Wills, Trusts & Estates Prof Blog

Editor: Gerry W. Beyer
Texas Tech Univ. School of Law

Monday, January 29, 2007

Is Trust Privacy is a Bad Thing?

FosterFrances H. Foster (Edward T. Foote II Professor of Law, Washington University School of Law) has recently published her article  entitled Privacy and the Elusive Quest for Uniformity in the Law of Trusts, 38 Ariz. St. L.J. 713 (2006).

Here is her introduction:

On July 9, 2004, Marlon Brando's will was filed for probate in Los Angeles Superior Court. A media feeding frenzy ensued.  Reporters from across the globe scoured Brando's probate file for intimate details about the reclusive actor's personal life. Within hours, "enquiring minds" learned that Brando left a $21.6 million estate and a truly complex and fractured family. What even the most intrepid reporter could not discover, however, is how Brando's property will be divided. Except for "certain monthly payments" to two female friends, Brando's will devises his entire estate to his "[l]iving [t]rust," a document that is not part of the public probate file. Thus, Brando's trust gave him after death what he most craved during life-- privacy.

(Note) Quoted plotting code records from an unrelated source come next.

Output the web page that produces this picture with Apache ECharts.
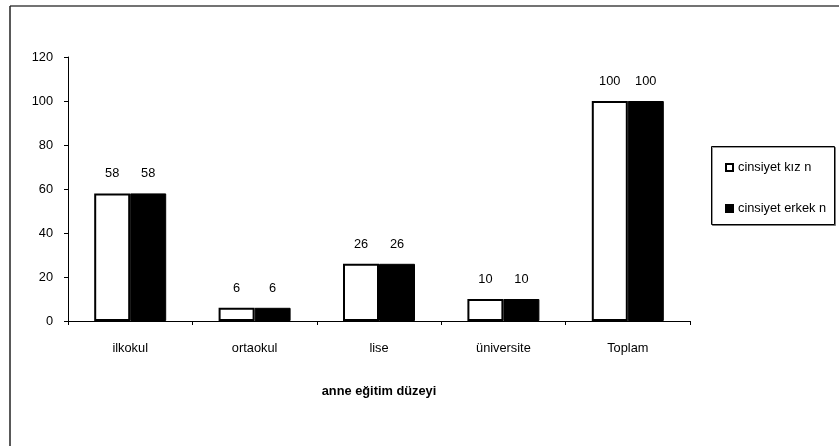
<!DOCTYPE html>
<html><head><meta charset="utf-8">
<script src="https://cdn.jsdelivr.net/npm/echarts@6/dist/echarts.min.js"></script>
<style>html,body{margin:0;padding:0;background:#fff}#c{width:839px;height:446px}</style>
</head><body><div id="c"></div>
<script>
const categories = ['ilkokul', 'ortaokul', 'lise', 'üniversite', 'Toplam'];
const kizValues = [58, 6, 26, 10, 100];
const erkekValues = [58, 6, 26, 10, 100];
const seriesNames = ['cinsiyet kız n', 'cinsiyet erkek n'];
const axisTitle = 'anne eğitim düzeyi';
const yTicks = { min: 0, max: 120, interval: 20 };

const FONT = 'Liberation Sans, Arial, sans-serif';
const FS = 12.8;
const chart = echarts.init(document.getElementById('c'), null, { renderer: 'canvas' });
const labelCfg = { show: true, position: 'top', distance: 13, color: '#000', fontFamily: FONT, fontSize: FS };
chart.setOption({
  animation: false,
  backgroundColor: '#fff',
  textStyle: { fontFamily: FONT },
  grid: { left: 68, top: 57, width: 622, height: 264, containLabel: false },
  legend: {
    orient: 'vertical', left: 725, top: 161,
    padding: 0, itemGap: 28,
    itemWidth: 7, itemHeight: 7,
    textStyle: { fontFamily: FONT, fontSize: FS, color: '#000' },
    data: [{ name: seriesNames[0], icon: 'rect' }, { name: seriesNames[1], icon: 'rect' }],
    z: 5
  },
  xAxis: {
    type: 'category', data: categories,
    name: axisTitle, nameLocation: 'middle', nameGap: 64,
    nameTextStyle: { fontFamily: FONT, fontSize: FS, fontWeight: 'bold', color: '#000' },
    axisLine: { lineStyle: { color: '#000', width: 1 } },
    axisTick: { show: true, length: 4, lineStyle: { color: '#000' } },
    axisLabel: { color: '#000', fontSize: FS, fontFamily: FONT, margin: 21 },
    splitLine: { show: false }
  },
  yAxis: {
    type: 'value', min: yTicks.min, max: yTicks.max, interval: yTicks.interval,
    axisLine: { show: true, lineStyle: { color: '#000', width: 1 } },
    axisTick: { show: true, length: 4, lineStyle: { color: '#000' } },
    axisLabel: { color: '#000', fontSize: FS, fontFamily: FONT, margin: 15 },
    splitLine: { show: false }
  },
  series: [
    { name: seriesNames[0], type: 'bar', data: kizValues, barWidth: 36, barGap: '0%',
      itemStyle: { color: '#fff', borderColor: '#000', borderWidth: 2 }, label: labelCfg },
    { name: seriesNames[1], type: 'bar', data: erkekValues, barWidth: 36, barGap: '0%',
      itemStyle: { color: '#000', borderColor: '#000', borderWidth: 1 }, label: labelCfg }
  ],
  graphic: [
    { type: 'line', shape: { x1: 10, y1: 6, x2: 839, y2: 6 }, style: { stroke: '#444', lineWidth: 1.5 } },
    { type: 'line', shape: { x1: 10, y1: 6, x2: 10, y2: 446 }, style: { stroke: '#222', lineWidth: 1.5 } },
    { type: 'rect', z: -1, shape: { x: 711.5, y: 146.5, width: 123, height: 78 },
      style: { fill: '#fff', stroke: '#000', lineWidth: 1, shadowColor: 'rgba(0,0,0,0.4)', shadowOffsetX: 1, shadowOffsetY: 1, shadowBlur: 0 } }
  ]
});
</script></body></html>
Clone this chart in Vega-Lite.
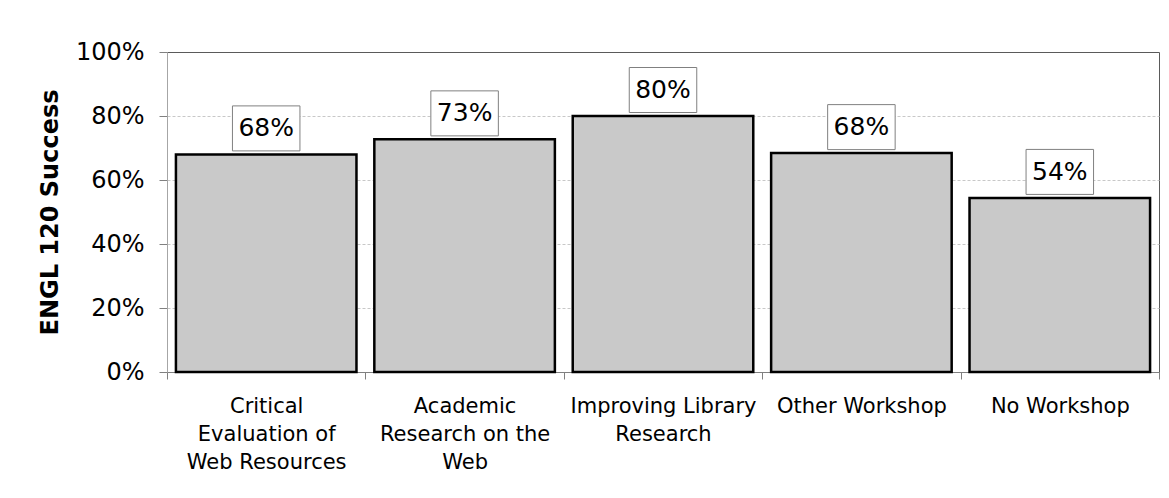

The Brando case illustrates a curious distinction between two "functional equivalents," the will and the revocable inter vivos or "living" trust ("revocable trust"). If the decedent devises her estate by will, the will becomes public record after her death, available to beneficiaries, heirs, thieves, reporters, and the "just plain curious"  alike. If the decedent makes the identical disposition of her estate by a revocable trust, however, the document remains private. Indeed, in most states, even current beneficiaries of a revocable trust cannot view in full the trust document that defines their rights and interests.

At first glance, trust privacy has considerable appeal. It responds to an almost visceral human need to keep one's private life private and to protect one's survivors from the glare of publicity. Yet, closer analysis reveals a darker side of trust privacy. Elsewhere, I have exposed the human costs of trust privacy and concluded that the human costs of trust privacy exceed its benefits. In this Article, I show that trust privacy undermines reform.

This Article argues that trust privacy has impeded two of the most significant modern reform efforts in the trusts and estates field. Part II describes the effort to unify the law of wills and will substitutes and shows how trust privacy has undermined that effort. Part III describes the effort to make trust law uniform across states through the promulgation and enactment of a Uniform Trust Code and shows how trust privacy has frustrated that effort. Part IV concludes that these reform efforts will not succeed until reformers have confronted and resolved the trust privacy issue.